If you execute this package, it will fail because not all the values in the file are valid.
The reason why it fails in your case is because the invalid data is directly inserted into the table. In your case, the table will throw an exception making the package to fail. In this example, the package fails because the default setting on the Derived column transformation is to fail the component if there is any error. So, let's place a dummy transformation to redirect the error rows. We will Multicast transformation for this purpose. It won't really do anything. Ideally, you should redirect the error rows to another table using OLE DB Destination or other Destination component of your choice so you can analyze the data that causes the errors.
Drag the red arrow from Derived transformation and connect it to the Multicast transformation. This will popup the Configure Error Output dialog. Change the values under the column Error and Truncation from Fail component to Redirect row. This will redirect any error rows to the Multicast transformation and will not get into the tables.
Now, if we execute the package, it will run successfully. Note the number of rows displayed in each direction.
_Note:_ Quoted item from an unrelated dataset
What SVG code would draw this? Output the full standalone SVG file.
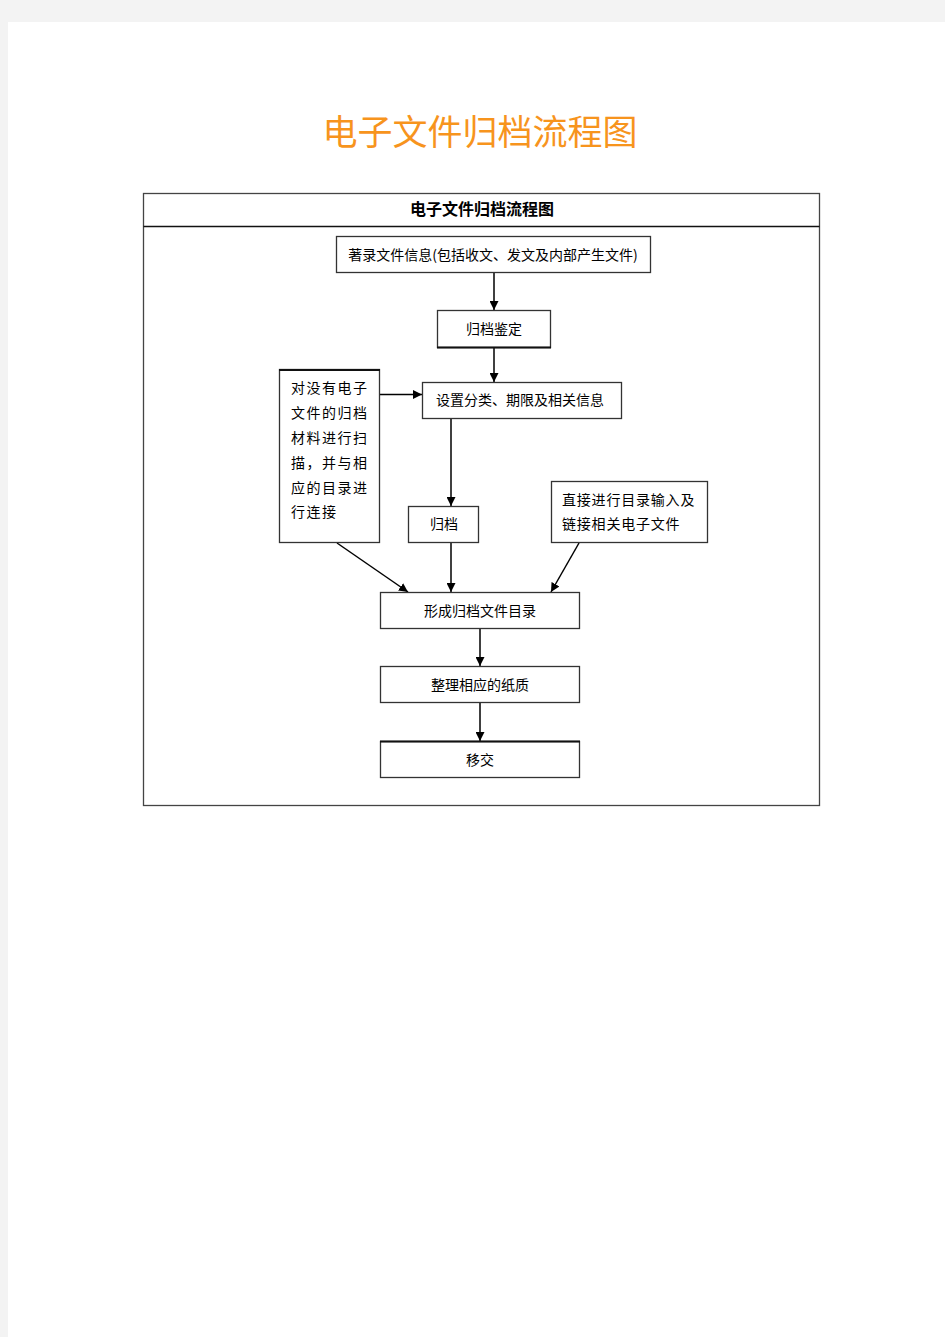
<svg xmlns="http://www.w3.org/2000/svg" width="945" height="1337" viewBox="0 0 945 1337">
<defs>
<style>
.bx{fill:#fff;stroke:#333;stroke-width:1.3}
.t{font-family:"Noto Sans CJK SC","Liberation Sans",sans-serif;font-size:14px;fill:#000}
.c{stroke:#000;stroke-width:1.5;fill:none;marker-end:url(#ah)}
</style>
<marker id="ah" viewBox="0 0 10 10" refX="10" refY="5" markerWidth="9" markerHeight="9" orient="auto" markerUnits="userSpaceOnUse"><path d="M0,0L10,5L0,10z" fill="#000"/></marker>
</defs>
<rect x="0" y="0" width="945" height="1337" fill="#f3f3f3"/>
<rect x="8" y="22" width="937" height="1315" fill="#fff"/>
<text x="480" y="145" text-anchor="middle" font-family="'Noto Sans CJK SC',sans-serif" font-size="35" fill="#f7941d">电子文件归档流程图</text>
<g id="frame">
<rect x="143.5" y="193.5" width="676" height="612" fill="none" stroke="#444" stroke-width="1.3"/>
<line x1="143.5" y1="226.5" x2="819.5" y2="226.5" stroke="#111" stroke-width="1.3"/>
<text x="482" y="215" text-anchor="middle" font-family="'Noto Sans CJK SC',sans-serif" font-size="16" font-weight="bold" fill="#000">电子文件归档流程图</text>
</g>
<g id="connectors">
<line class="c" x1="494" y1="273" x2="494" y2="310"/>
<line class="c" x1="494" y1="348" x2="494" y2="382"/>
<line class="c" x1="380" y1="394.5" x2="422" y2="394.5"/>
<line class="c" x1="451" y1="419" x2="451" y2="506"/>
<line class="c" x1="451" y1="543" x2="451" y2="592"/>
<line class="c" x1="337" y1="543" x2="408" y2="592"/>
<line class="c" x1="579" y1="543" x2="551" y2="592"/>
<line class="c" x1="480" y1="629" x2="480" y2="666"/>
<line class="c" x1="480" y1="703" x2="480" y2="741"/>
</g>
<g id="n1"><rect class="bx" x="336.5" y="236.5" width="314" height="36"/><text class="t" x="493" y="260" text-anchor="middle">著录文件信息(包括收文、发文及内部产生文件)</text></g>
<g id="n2"><rect class="bx" x="437.5" y="310.5" width="113" height="37"/><line x1="437" y1="347.5" x2="551" y2="347.5" stroke="#111" stroke-width="2"/><text class="t" x="494" y="334" text-anchor="middle">归档鉴定</text></g>
<g id="n3"><rect class="bx" x="422.5" y="382.5" width="199" height="36"/><text class="t" x="520" y="405" text-anchor="middle">设置分类、期限及相关信息</text></g>
<g id="n4"><rect class="bx" x="279.5" y="369.5" width="100" height="173"/><line x1="279" y1="370" x2="380" y2="370" stroke="#111" stroke-width="2"/>
<text class="t" font-size="15" letter-spacing="1.5" x="291" y="393">对没有电子</text>
<text class="t" font-size="15" letter-spacing="1.5" x="291" y="418">文件的归档</text>
<text class="t" font-size="15" letter-spacing="1.5" x="291" y="443">材料进行扫</text>
<text class="t" font-size="15" letter-spacing="1.5" x="291" y="468">描，并与相</text>
<text class="t" font-size="15" letter-spacing="1.5" x="291" y="493">应的目录进</text>
<text class="t" font-size="15" letter-spacing="1.5" x="291" y="517">行连接</text></g>
<g id="n5"><rect class="bx" x="408.5" y="506.5" width="70" height="36"/><text class="t" x="444" y="529" text-anchor="middle">归档</text></g>
<g id="n6"><rect class="bx" x="551.5" y="481.5" width="156" height="61"/>
<text class="t" letter-spacing="0.8" x="562" y="505">直接进行目录输入及</text>
<text class="t" letter-spacing="0.8" x="562" y="529">链接相关电子文件</text></g>
<g id="n7"><rect class="bx" x="380.5" y="592.5" width="199" height="36"/><text class="t" x="480" y="616" text-anchor="middle">形成归档文件目录</text></g>
<g id="n8"><rect class="bx" x="380.5" y="666.5" width="199" height="36"/><text class="t" x="480" y="690" text-anchor="middle">整理相应的纸质</text></g>
<g id="n9"><rect class="bx" x="380.5" y="741.5" width="199" height="36"/><line x1="380" y1="741.5" x2="580" y2="741.5" stroke="#111" stroke-width="2"/><text class="t" x="480" y="765" text-anchor="middle">移交</text></g>
</svg>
Here is the data that got into the table. Only 2 rows were valid. You can look at the first screenshot that showed the data in the file and you can see only 2 rows were valid.
Hope that gives you an idea to implement your requirement in the SSIS package.
It should load straight into a SMALLDATETIME field as it is. Remember, dates are just numbers in SQL Server, which are presented to the user in the desired date/time format. The SSIS package should read 25-AUG-2011 just fine as a date data type, and insert it into a SMALLDATETIME field without issues.
Was the package throwing an error or something?